Bitcoin seems to have the concept of a wallet and an address. Are they the same thing? If not, how do they differ?


3 Answers 3


Addresses are public-key hashes of an asymmetric key pair

An address represents a hash of a public key of an asymmetric key pair.¹ The owner of the key pair can use the private key to sign transactions or messages (for example in order to prove ownership). Only by using the correct private key a valid signature may be created, which then anyone can verify as valid by using the associated address (which, again, represents the public key).

Wallets are an abstract concept, a "keyring"

A wallet is an abstract construct, which contains the set of public and private key pairs randomly generated for the user. In a deterministic wallet, the keys are derived from a passphrase (a specific seed, masterkey or password) instead of a random seed. Essentially, it corresponds to a keyring in the cryptographic sense.

The Bitcoin client software abstracts the wallet for the user such that it checks each of the addresses contained in the wallet, whether there are any balances (transaction outputs) associated in the blockchain with them. It sums the funds up and presents them as a single total balance. Underlying, however, these balances are stored publicly in the blockchain (that's right, the wallet doesn't contain your coins, it just allows you to spend them). They are split up to numerous addresses and transaction outputs:

  • Address #15521² has
  • 3 BTC in transaction output 1
  • Address #23414 has
  • 1.2 BTC in transaction output 1
  • 0.7 BTC in transaction output 2
  • ...

Everyone can see them, however, usually can't determine the identity of the owner.

¹ To be more accurate an address is a Base58-encoded hash of the public key.

² Of course, real addresses actually are alphanumeric strings with up to 34 characters.

  • 3
    Deterministic wallets are not necessarily brainwallet. The latter uses a human-generated (or human-remembered) seed for key generation, but this is not necessary. The seed or master key can also just be stored on a computer sysyem, which still means a deterministic wallet but no brainwallet. Commented Sep 13, 2013 at 8:34
  • Thanks, I guess passphrase is somewhat ambiguous, edited for clarification.
    – Murch
    Commented Sep 13, 2013 at 11:08
  • so an outgoing transfer would give a negative balance under that address? E.g. in the quoted block could you have "-0.5BTC at output 3"?
    – jiggunjer
    Commented Sep 21, 2017 at 4:47
  • @jiggunjer: No, there are no negative balances in Bitcoin. An outgoing transfer would spend (and remove) one of the balances. Unless the sent amount matches the removed balance it would additionally create a new balance for the sender with the change amount.
    – Murch
    Commented Sep 21, 2017 at 20:30
  • 1
    @jiggunjer: usually a new one, although reusing is not forbidden.
    – Murch
    Commented Sep 22, 2017 at 1:59

A wallet and an address are not the same thing.

An address is a Bitcoin public key to which transactions can be sent. This concept is present in the Bitcoin protocol itself.

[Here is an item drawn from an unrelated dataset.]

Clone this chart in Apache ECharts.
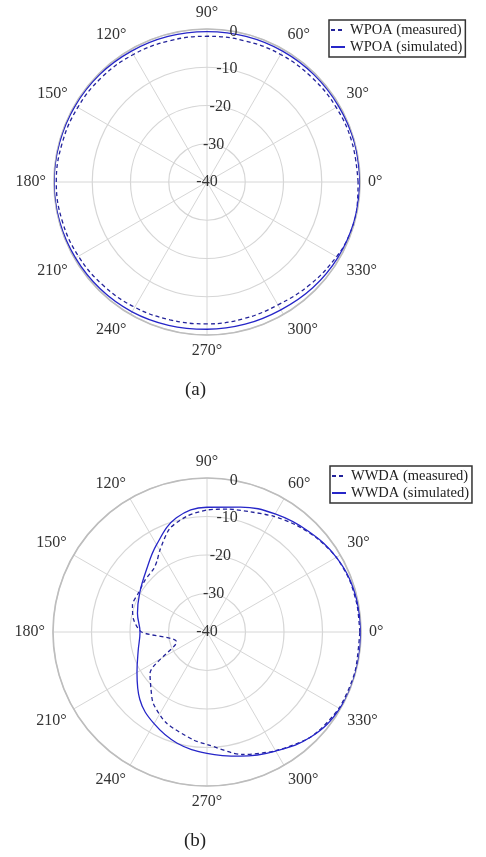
<!DOCTYPE html>
<html>
<head>
<meta charset="utf-8">
<script src="https://cdn.jsdelivr.net/npm/echarts@6/dist/echarts.min.js"></script>
<style>
html,body{margin:0;padding:0;background:#fff;}
#chart{width:486px;height:857px;}
</style>
</head>
<body>
<div id="chart"></div>
<script>
// ---- data ----
const angleTicks = [0, 30, 60, 90, 120, 150, 180, 210, 240, 270, 300, 330];
const radiusTicks = [-40, -30, -20, -10, 0];

// (a) WPOA
const aSimAngles = [0,15,30,45,60,75,90,105,120,135,150,165,180,195,210,225,240,255,270,285,300,315,330,345,360];
const aSimDb     = [0,-0.1,-0.3,-0.4,-0.5,-0.6,-0.7,-0.6,-0.5,-0.3,-0.2,-0.1,0,-0.1,-0.3,-0.5,-0.8,-1.2,-1.5,-1.5,-1.4,-0.9,-0.5,-0.2,0];
const aMeasAngles = [0,15,30,45,60,75,90,105,120,135,150,165,180,195,210,225,240,255,270,285,300,315,330,340,350,360];
const aMeasDb     = [-0.5,-0.7,-1.0,-1.3,-1.5,-1.8,-1.9,-1.8,-1.5,-1.2,-1.0,-0.8,-0.6,-0.8,-1.2,-1.7,-2.2,-2.7,-2.9,-3.0,-2.9,-2.0,-0.9,-0.3,-0.2,-0.5];

// (b) WWDA
const bSimAngles = [0,15,30,45,60,75,90,105,120,135,150,165,180,195,210,225,240,255,270,285,300,315,330,345,360];
const bSimDb     = [0,-0.3,-1.2,-2.9,-4.6,-6.4,-7.6,-9.3,-13.8,-17.6,-19.8,-21.3,-22.6,-21.5,-19.0,-15.3,-12.5,-10.1,-8.5,-6.6,-4.3,-1.6,-0.2,0,0];
const bMeasAngles = [0,10,20,30,40,50,60,70,80,90,100,110,120,125,130,140,150,160,170,180,198,216,225,233,246,263,270,286,300,315,330,345,360];
const bMeasDb     = [-0.3,-0.4,-0.6,-1.2,-2.4,-3.8,-5.3,-6.8,-7.6,-8.3,-9.5,-11.5,-15.5,-17.4,-18.5,-19.0,-19.5,-19.4,-20.6,-23.0,-31.7,-21.7,-19.4,-16.8,-14.1,-11.7,-10.8,-6.9,-4.4,-1.6,-0.4,-0.2,-0.3];

const aNames = ['WPOA (measured)', 'WPOA (simulated)'];
const bNames = ['WWDA (measured)', 'WWDA (simulated)'];
const captions = ['(a)', '(b)'];

function zip(angles, vals) { return angles.map((a, i) => [vals[i], a]); }

const FONT = "'Liberation Serif', 'Times New Roman', serif";
const GRID = '#d6d6d6';
const OUTER = '#bdbdbd';
const MEAS_COLOR = '#23239a';
const SIM_COLOR = '#2626c8';

const polars = [
  { center: [207, 182], radius: 153 },
  { center: [207, 182], radius: 153 },
  { center: [207, 632], radius: 154 },
  { center: [207, 632], radius: 154 }
];

function mainAngle(pi) {
  return {
    polarIndex: pi, type: 'value', min: 0, max: 360, interval: 30,
    startAngle: 0, clockwise: false,
    axisLine: { show: true, lineStyle: { color: OUTER, width: 1.6 } },
    axisTick: { show: false },
    axisLabel: { show: true, margin: 8, formatter: '{value}°', color: '#333', fontFamily: FONT, fontSize: 16 },
    splitLine: { show: true, lineStyle: { color: GRID, width: 1 } }
  };
}
function overlayAngle(pi) {
  return {
    polarIndex: pi, type: 'value', min: 0, max: 360, startAngle: 80, clockwise: false, show: false
  };
}
function mainRadius(pi) {
  return {
    polarIndex: pi, type: 'value', min: -40, max: 0, interval: 10,
    axisLine: { show: false }, axisTick: { show: false }, axisLabel: { show: false },
    splitLine: { show: true, lineStyle: { color: GRID, width: 1.2 } }
  };
}
function overlayRadius(pi) {
  return {
    polarIndex: pi, type: 'value', min: -40, max: 0, interval: 10, z: 5,
    axisLine: { show: false }, axisTick: { show: false },
    splitLine: { show: false },
    axisLabel: { show: true, margin: 0, align: 'center', verticalAlign: 'middle', color: '#333', fontFamily: FONT, fontSize: 16 }
  };
}

function legend(names, left, top) {
  return {
    data: names, orient: 'vertical', left: left, top: top,
    padding: [2, 3, 2, 1], itemGap: 1, itemWidth: 14, itemHeight: 14,
    borderColor: '#333', borderWidth: 1.5, backgroundColor: '#fff',
    itemStyle: { opacity: 0, color: 'transparent', borderWidth: 0 },
    textStyle: { fontFamily: FONT, fontSize: 14.5, color: '#222', lineHeight: 16 }
  };
}

function lineSeries(name, pi, data, dashed, color, smooth) {
  return {
    name: name, type: 'line', coordinateSystem: 'polar', polarIndex: pi,
    data: data, symbol: 'none', smooth: smooth, z: 3,
    lineStyle: { color: color, width: 1.3, type: dashed ? [4, 3] : 'solid' },
    itemStyle: { color: color }
  };
}

const option = {
  animation: false,
  backgroundColor: '#fff',
  title: [
    { text: captions[0], left: 185, top: 381, padding: 0, textStyle: { fontFamily: FONT, fontSize: 19, fontWeight: 'normal', color: '#222' } },
    { text: captions[1], left: 184, top: 832, padding: 0, textStyle: { fontFamily: FONT, fontSize: 19, fontWeight: 'normal', color: '#222' } }
  ],
  legend: [ legend(aNames, 329, 20), legend(bNames, 330, 466) ],
  polar: polars,
  angleAxis: [ mainAngle(0), overlayAngle(1), mainAngle(2), overlayAngle(3) ],
  radiusAxis: [ mainRadius(0), overlayRadius(1), mainRadius(2), overlayRadius(3) ],
  series: [
    lineSeries(aNames[0], 0, zip(aMeasAngles, aMeasDb), true, MEAS_COLOR, 0.4),
    lineSeries(aNames[1], 0, zip(aSimAngles, aSimDb), false, SIM_COLOR, 0.4),
    lineSeries(bNames[0], 2, zip(bMeasAngles, bMeasDb), true, MEAS_COLOR, 0.25),
    lineSeries(bNames[1], 2, zip(bSimAngles, bSimDb), false, SIM_COLOR, 0.4)
  ]
};

const chart = echarts.init(document.getElementById('chart'), null, { renderer: 'canvas' });
chart.setOption(option);
</script>
</body>
</html>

A wallet is a collection of private keys that correspond to addresses. A private key is necessary to spend from an address. The concept of a wallet is present only in Bitcoin clients. The format of the wallet is stereotypically a text file on disk, but may differ between clients and have highly important features such as encryption and address labeling.

Terminology-wise, one sends Bitcoin to or receives it from an address and one encrypts, exports, backs up, and imports their wallet.

  • 4
    "Receiving from an address" is misleading. You can indeed potentially identify the addresses the inputs of a transaction crediting you were previously assigned to, but that's not guaranteed, and will not necessarily result in a single address/value pair. Coins (transaction outputs) are assigned to addresses, and get produced/consumed by transactions. Commented Aug 31, 2013 at 23:13
  • Good clarification.
    – Colin Dean
    Commented Aug 31, 2013 at 23:25
  • 5
    1. It is more accurate to say that an address is a Base58-encoded hash of a public key. While an address represents a public key, they are not the same thing. 2. More generally, an address can represent an arbitrary script, not just a public key. 3. The "wallet" concept is more general than just Bitcoin clients, e.g. brain wallets and paper wallets. Commented Sep 13, 2013 at 8:29

A wallet is a lot (or collection) of addresses.

An address is a place to send (Bitcoin) from and towards.

Like a key (address) and a keyring (wallet/addresses)!